Só um burro não chama burro a si mesmo com alguma regularidade.
Eu chamo. Aqui vai: burro. Burro, burro, burro, burro. BURRO. Pronto: já estou mais limpinho, mais humano. O humano carece, cada vez mais, de comprometimento com o descomprometimento: precisa de se levar menos a sério, de pensar menos que é o fim do mundo sempre que algo que não termina o mundo acontece.
Qualquer idiota se leva a sério – mas só uma criatura inteligente desvaloriza o que não a valoriza.
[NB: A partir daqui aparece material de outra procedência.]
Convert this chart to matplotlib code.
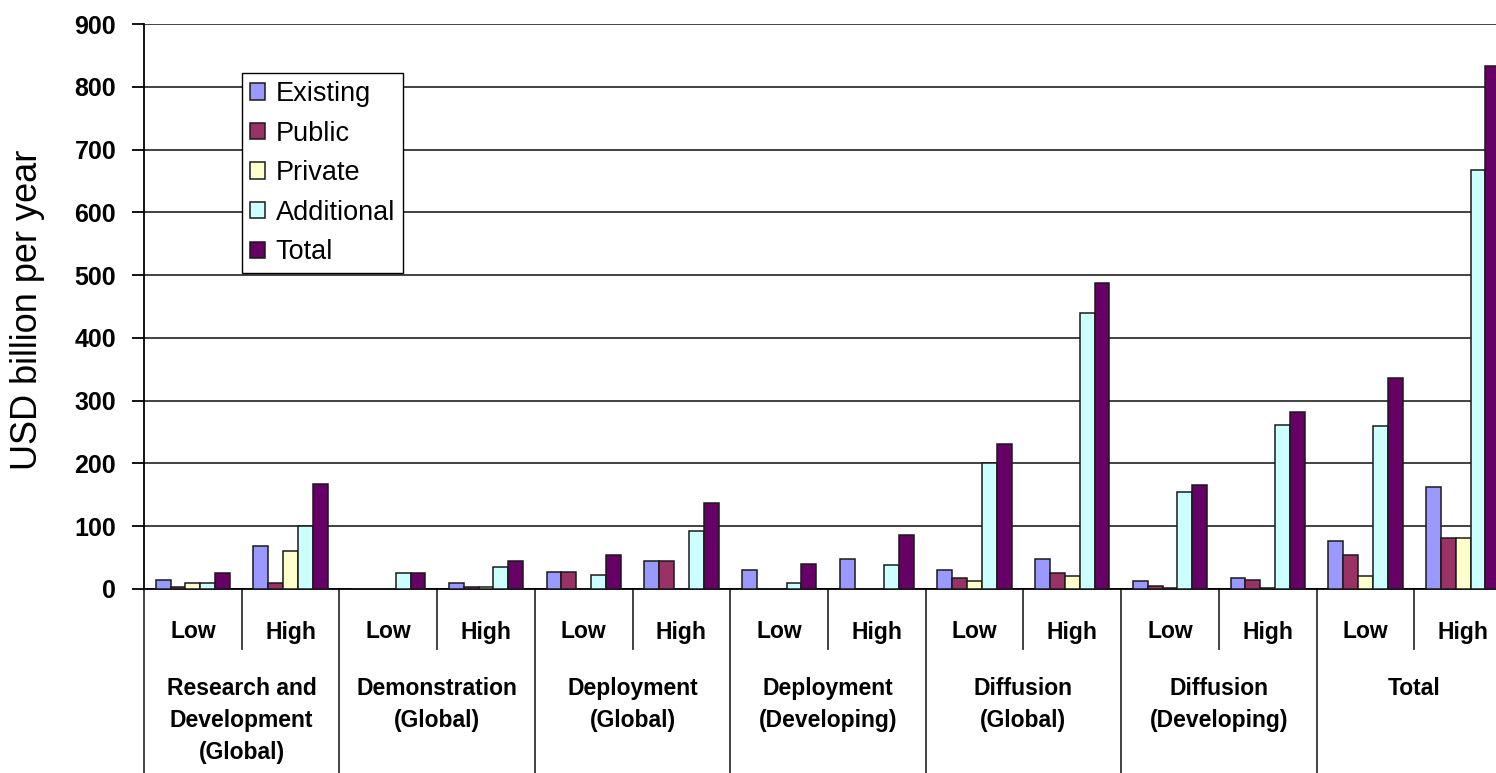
import numpy as np
import matplotlib
matplotlib.use("Agg")
import matplotlib.pyplot as plt
import matplotlib.transforms as mtransforms

plt.rcParams['font.family'] = ['Liberation Sans', 'DejaVu Sans']

# Categories along the x axis
groups = ["Research and\nDevelopment\n(Global)", "Demonstration\n(Global)",
          "Deployment\n(Global)", "Deployment\n(Developing)",
          "Diffusion\n(Global)", "Diffusion\n(Developing)", "Total"]
scenarios = ["Low", "High"]

# Values in USD billion per year, one entry per (group, scenario)
existing = [15, 69, 0, 9, 27, 44, 30, 48, 30, 48, 12, 17, 76, 163]
public = [3, 10, 0, 3, 27, 44, 0, 0, 17, 26, 5, 14, 54, 81]
private = [10, 60, 0, 3, 0, 0, 0, 0, 12, 20, 1, 1, 20, 81]
additional = [10, 100, 26, 35, 23, 93, 9, 38, 200, 439, 154, 262, 259, 667]
total = [26, 168, 26, 44, 54, 137, 40, 86, 231, 488, 166, 282, 336, 833]

series_names = ["Existing", "Public", "Private", "Additional", "Total"]
series_colors = ["#9999FF", "#993366", "#FFFFCC", "#CCFFFF", "#660066"]
series = [existing, public, private, additional, total]

W, H = 1496, 773
fig = plt.figure(figsize=(W / 100, H / 100), dpi=100)

# Plot area, right edge runs a little past the figure
ax = fig.add_axes([144 / W, 1 - 589 / H, 1368 / W, 565 / H])

n = len(existing)
x = np.arange(n)
bar_w = 0.152
start = 0.12
for j, (vals, name, col) in enumerate(zip(series, series_names, series_colors)):
    ax.bar(x + start + bar_w * (j + 0.5), vals, width=bar_w, color=col,
           edgecolor="#1a1a1a", linewidth=1.1, label=name, zorder=3)

ax.set_xlim(0, n)
ax.set_ylim(0, 900)
ax.set_yticks(np.arange(0, 901, 100))
ax.set_xticks([])
ax.yaxis.grid(True, color="#333333", linewidth=1.3, zorder=0)
ax.set_axisbelow(True)
for side in ["top", "right"]:
    ax.spines[side].set_visible(False)
ax.spines["left"].set_linewidth(1.3)
ax.spines["bottom"].set_linewidth(1.3)
ax.tick_params(axis="y", length=9, width=1.3, pad=11, labelsize=18)
for lab in ax.get_yticklabels():
    lab.set_fontweight("bold")

fig.text(28 / W, 1 - 310 / H, "USD billion per year", rotation=90,
         ha="center", va="center", fontsize=26)

# Two-level category axis drawn as a table below the plot
trans = mtransforms.blended_transform_factory(ax.transData, fig.transFigure)
y_axis = 1 - 589 / H
y_short = 1 - 649 / H
for i in range(n + 1):
    y_end = 0 if i % 2 == 0 else y_short
    ax.plot([i, i], [y_axis, y_end], transform=trans, color="#333333",
            linewidth=1.3, clip_on=False)

for i in range(n):
    ax.text(i + 0.5, 1 - 632 / H, scenarios[i % 2], transform=trans,
            ha="center", va="center", fontsize=16.5, fontweight="bold")

for g, name in enumerate(groups):
    ax.text(2 * g + 1, 1 - 677 / H, name, transform=trans, ha="center",
            va="top", fontsize=16.5, fontweight="bold", linespacing=1.5)

leg = ax.legend(loc="upper left", bbox_to_anchor=(242 / W, 1 - 73 / H),
                bbox_transform=fig.transFigure, borderaxespad=0,
                fancybox=False, framealpha=1, edgecolor="black",
                fontsize=19.5, handlelength=0.55, handleheight=0.55,
                handletextpad=0.4, labelspacing=0.5, borderpad=0.3)
leg.get_frame().set_linewidth(1.0)

fig.savefig("out.png", dpi=100)
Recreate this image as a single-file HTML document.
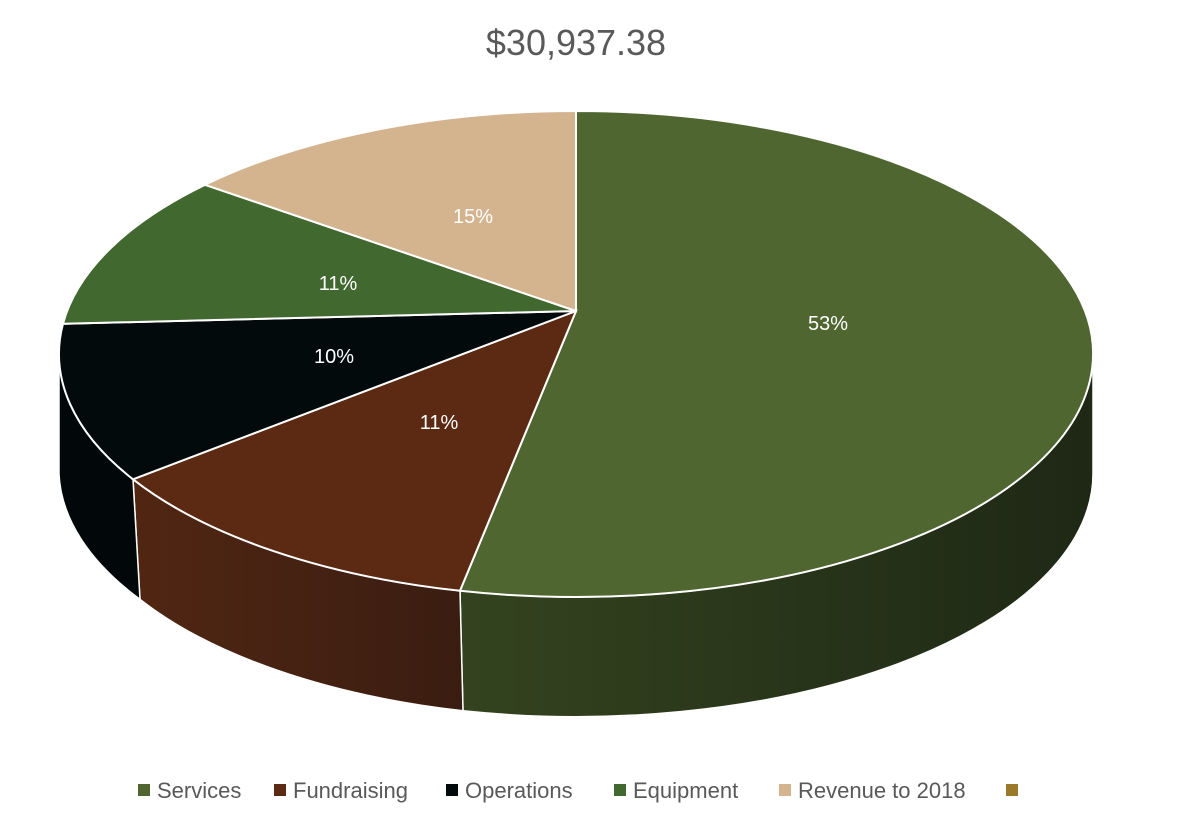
<!DOCTYPE html>
<html><head><style>
body{margin:0;background:#fff;width:1200px;height:826px;overflow:hidden;font-family:"Liberation Sans",sans-serif}
</style></head><body>
<svg width="1200" height="826" xmlns="http://www.w3.org/2000/svg">
<defs>
<linearGradient id="gs" x1="0" x2="1" y1="0" y2="0"><stop offset="0" stop-color="#34431f"/><stop offset="1" stop-color="#1e2815"/></linearGradient>
<linearGradient id="gf" x1="0" x2="1" y1="0" y2="0"><stop offset="0" stop-color="#512613"/><stop offset="1" stop-color="#3a1d11"/></linearGradient>
</defs>
<text x="576" y="55" font-size="36" fill="#595959" text-anchor="middle">$30,937.38</text>
<!-- sides -->
<path d="M1093,354 A517,243 0 0 1 460,590.8 L463,710.8 A517,243 0 0 0 1093,474 Z" fill="url(#gs)" stroke="#fff" stroke-width="1.5"/>
<path d="M460,590.8 A517,243 0 0 1 133,479.3 L140,599.3 A517,243 0 0 0 463,710.8 Z" fill="url(#gf)" stroke="#fff" stroke-width="1.5"/>
<path d="M133,479.3 A517,243 0 0 1 59,354 L59,474 A517,243 0 0 0 140,599.3 Z" fill="#02080a" stroke="#fff" stroke-width="1.5"/>
<!-- top -->
<path d="M576,311 L576,111 A517,243 0 1 1 460,590.8 Z" fill="#4f6630" stroke="#fff" stroke-width="2"/>
<path d="M576,311 L460,590.8 A517,243 0 0 1 133,479.3 Z" fill="#5c2a12" stroke="#fff" stroke-width="2"/>
<path d="M576,311 L133,479.3 A517,243 0 0 1 63,323.8 Z" fill="#030a0c" stroke="#fff" stroke-width="2"/>
<path d="M576,311 L63,323.8 A517,243 0 0 1 205,184.8 Z" fill="#41682f" stroke="#fff" stroke-width="2"/>
<path d="M576,311 L205,184.8 A517,243 0 0 1 576,111 Z" fill="#d4b38f" stroke="#fff" stroke-width="2"/>
<g font-size="20" fill="#fff" text-anchor="middle">
<text x="828" y="330">53%</text>
<text x="439" y="429">11%</text>
<text x="334" y="363">10%</text>
<text x="338" y="290">11%</text>
<text x="473" y="223">15%</text>
</g>
<g font-size="22" fill="#595959">
<rect x="138" y="784" width="12" height="12" fill="#4f6630"/><text x="157" y="798">Services</text>
<rect x="274" y="784" width="12" height="12" fill="#5c2a12"/><text x="293" y="798">Fundraising</text>
<rect x="446" y="784" width="12" height="12" fill="#030a0c"/><text x="465" y="798">Operations</text>
<rect x="614" y="784" width="12" height="12" fill="#41682f"/><text x="633" y="798">Equipment</text>
<rect x="779" y="784" width="12" height="12" fill="#d4b38f"/><text x="798" y="798">Revenue to 2018</text>
<rect x="1006" y="784" width="12" height="12" fill="#9a7a2a"/>
</g>
</svg>
</body></html>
E é só isso: há momentos em que falhas, momentos em que estás aquém, momentos em que tudo parece ruir no interior de ti; é nesses momentos que o gajo que és aparece: se és um palerma com a puta da mania vai mesmo ruir tudo no interior de ti e jamais serás capaz de sair dos escombros com capacidade para andar; se és uma pessoa com a certeza de que não passas de mais uma pessoa vais sair do meio dos escombros a voar, se necessário, porque só quem não tem asas sabe o que custa voar – os pássaros voam como nós aspiramos a casa, simples rotina.
O pior dos defeitos é a imortalidade – até porque, bem vistas as coisas, não existe.
Mas mata. Mata mesmo. Não faltam relações, empresas – até vidas inteiras –, destruídas pelo complexo de imortalidade: o imortalismo. Aprende de uma vez por todas: vais morrer e tens de estar mortinho por viver. Por agarrares na bosta toda que te vai aparecer, e vai aparecer tanta, garanto-te, e moldá-la de maneira a ser suportável: de maneira a tu mesmo te suportares. Tens de suportar em ti aquilo que te vai fazer suportar o que te acontece – e mais ainda o que acontece em ti (e são coisas tão diferentes, tão opostas, até: quantos não viveram experiências felizes por fora e tão tristes por dentro?).
Se não és capaz de ver a tua mortalidade não és capaz de ver a tua falibilidade.
E a tua fragilidade, e a tua finitidade (sim, eu sei que não existe mas agora já está e passa a ideia: a ideia de que és finito e tens de ter consciência disso para saboreares como tens de saborear, ou pelo menos como deves saborear, o que há para saborear, capice?). Somos mais pessoas quando percebemos que faz parte de nós acabar – e faz parte de nós brincar, também, já agora. Nunca se brinca com o que magoa, quando é precisamente com o que magoa que se deve brincar.
Quando morrer quero humoristas no meu funeral, bandas de música que façam dançar. Quando morrer quero que tudo viva, que tudo continue a viver em meu redor. Era para isso que todas as mortes deveriam servir: para fazer quem está vivo viver melhor. Que haja uma utilidade dessas em cada morte, decreto eu, enquanto estou vivo.
Não é de quem tem medo de morrer que tenho pena; é de quem tem medo de viver.
Maleita: s.f. O mesmo que aprendizagem; não são os que mais estudam que mais sabem – são os que mais vivem. Quem viveu mais teve mais hipóteses de falhar mais e de se magoar mais – o que é mesmo que dizer que teve mais hipóteses de aprender mais. Não são os burros que não mudam; são os mortos.